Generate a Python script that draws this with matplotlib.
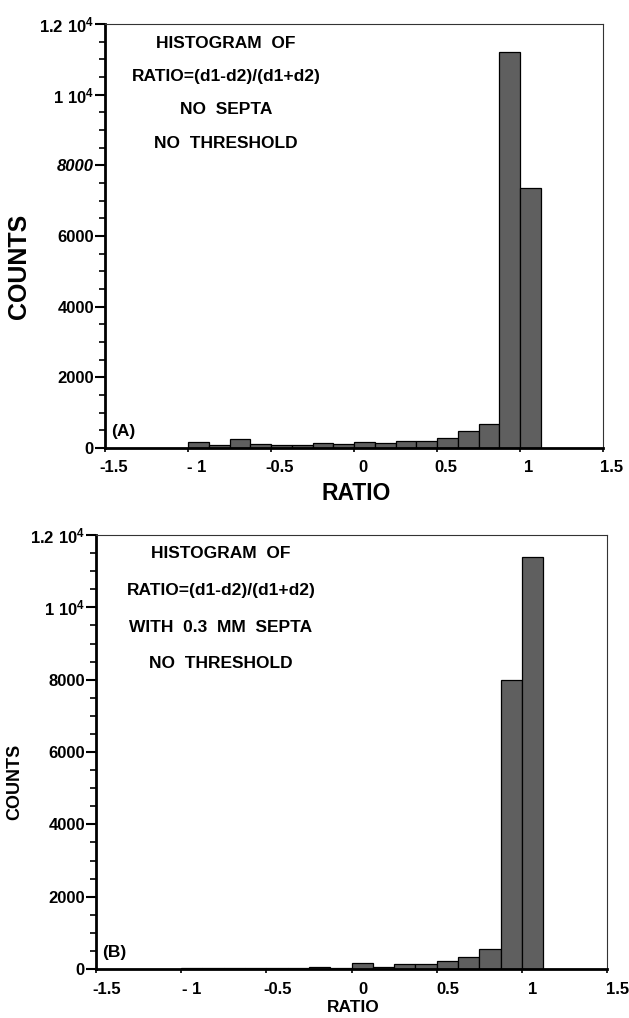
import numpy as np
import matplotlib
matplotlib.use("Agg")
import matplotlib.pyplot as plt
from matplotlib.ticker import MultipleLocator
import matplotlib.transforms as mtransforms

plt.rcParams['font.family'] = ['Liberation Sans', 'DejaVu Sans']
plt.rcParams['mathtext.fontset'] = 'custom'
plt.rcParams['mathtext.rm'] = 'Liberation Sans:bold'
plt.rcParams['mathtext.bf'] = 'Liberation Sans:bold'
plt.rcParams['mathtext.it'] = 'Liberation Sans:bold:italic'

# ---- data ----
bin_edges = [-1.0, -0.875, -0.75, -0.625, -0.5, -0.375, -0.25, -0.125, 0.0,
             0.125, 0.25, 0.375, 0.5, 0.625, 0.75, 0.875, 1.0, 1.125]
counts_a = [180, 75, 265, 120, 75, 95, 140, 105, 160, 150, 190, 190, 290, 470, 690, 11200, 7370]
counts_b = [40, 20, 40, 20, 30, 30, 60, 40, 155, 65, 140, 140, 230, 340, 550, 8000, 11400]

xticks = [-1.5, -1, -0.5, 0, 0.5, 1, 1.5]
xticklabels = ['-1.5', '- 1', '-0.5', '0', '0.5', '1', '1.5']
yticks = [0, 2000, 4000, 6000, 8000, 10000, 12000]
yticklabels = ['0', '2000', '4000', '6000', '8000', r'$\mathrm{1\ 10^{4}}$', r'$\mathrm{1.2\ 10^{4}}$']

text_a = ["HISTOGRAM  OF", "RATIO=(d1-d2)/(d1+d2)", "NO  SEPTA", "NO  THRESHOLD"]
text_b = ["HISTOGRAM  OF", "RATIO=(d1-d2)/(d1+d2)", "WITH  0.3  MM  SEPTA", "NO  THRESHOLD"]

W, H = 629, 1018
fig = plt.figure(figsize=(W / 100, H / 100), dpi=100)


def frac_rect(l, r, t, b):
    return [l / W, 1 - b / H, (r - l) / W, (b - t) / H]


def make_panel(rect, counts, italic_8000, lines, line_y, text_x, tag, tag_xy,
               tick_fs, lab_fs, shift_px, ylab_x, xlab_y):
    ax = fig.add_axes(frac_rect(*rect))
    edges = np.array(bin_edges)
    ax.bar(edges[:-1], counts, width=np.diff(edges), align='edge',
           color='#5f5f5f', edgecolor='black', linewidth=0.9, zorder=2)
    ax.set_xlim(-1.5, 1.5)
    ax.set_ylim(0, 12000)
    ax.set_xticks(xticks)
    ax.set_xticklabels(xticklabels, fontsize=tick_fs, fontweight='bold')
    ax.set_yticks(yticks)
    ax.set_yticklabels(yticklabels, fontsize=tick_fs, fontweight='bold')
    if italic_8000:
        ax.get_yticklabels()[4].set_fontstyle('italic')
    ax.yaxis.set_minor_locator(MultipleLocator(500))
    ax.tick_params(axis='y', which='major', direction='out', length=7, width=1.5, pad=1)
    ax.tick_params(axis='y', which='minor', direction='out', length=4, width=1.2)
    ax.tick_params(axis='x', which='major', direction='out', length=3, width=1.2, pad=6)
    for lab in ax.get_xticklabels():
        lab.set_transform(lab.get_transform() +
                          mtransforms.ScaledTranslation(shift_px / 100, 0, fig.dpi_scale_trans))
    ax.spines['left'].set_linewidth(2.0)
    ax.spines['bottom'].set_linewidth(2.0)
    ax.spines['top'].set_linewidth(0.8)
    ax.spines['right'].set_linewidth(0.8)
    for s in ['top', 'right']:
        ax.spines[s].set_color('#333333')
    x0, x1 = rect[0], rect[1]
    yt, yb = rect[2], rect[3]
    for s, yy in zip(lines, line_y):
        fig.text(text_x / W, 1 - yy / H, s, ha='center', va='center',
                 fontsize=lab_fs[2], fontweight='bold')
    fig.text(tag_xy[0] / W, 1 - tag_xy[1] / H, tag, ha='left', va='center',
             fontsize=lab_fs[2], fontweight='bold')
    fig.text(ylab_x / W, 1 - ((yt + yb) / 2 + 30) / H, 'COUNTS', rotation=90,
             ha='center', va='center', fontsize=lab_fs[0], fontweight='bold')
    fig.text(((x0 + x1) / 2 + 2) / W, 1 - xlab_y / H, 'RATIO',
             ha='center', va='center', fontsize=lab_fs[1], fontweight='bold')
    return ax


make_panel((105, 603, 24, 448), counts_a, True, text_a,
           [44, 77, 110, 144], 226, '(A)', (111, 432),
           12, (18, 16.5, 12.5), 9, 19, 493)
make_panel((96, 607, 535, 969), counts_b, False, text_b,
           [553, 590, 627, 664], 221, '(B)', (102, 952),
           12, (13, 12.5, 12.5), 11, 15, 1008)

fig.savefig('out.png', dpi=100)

☆ ☆ ☆

# [Task to complete]
Leave out any pictures and return exactly the lines from the beginning of the data through the line with "import matplotlib.transforms as mtransforms", inclusive.

# [Answer to this task]
Generate a Python script that draws this with matplotlib.
import numpy as np
import matplotlib
matplotlib.use("Agg")
import matplotlib.pyplot as plt
from matplotlib.ticker import MultipleLocator
import matplotlib.transforms as mtransforms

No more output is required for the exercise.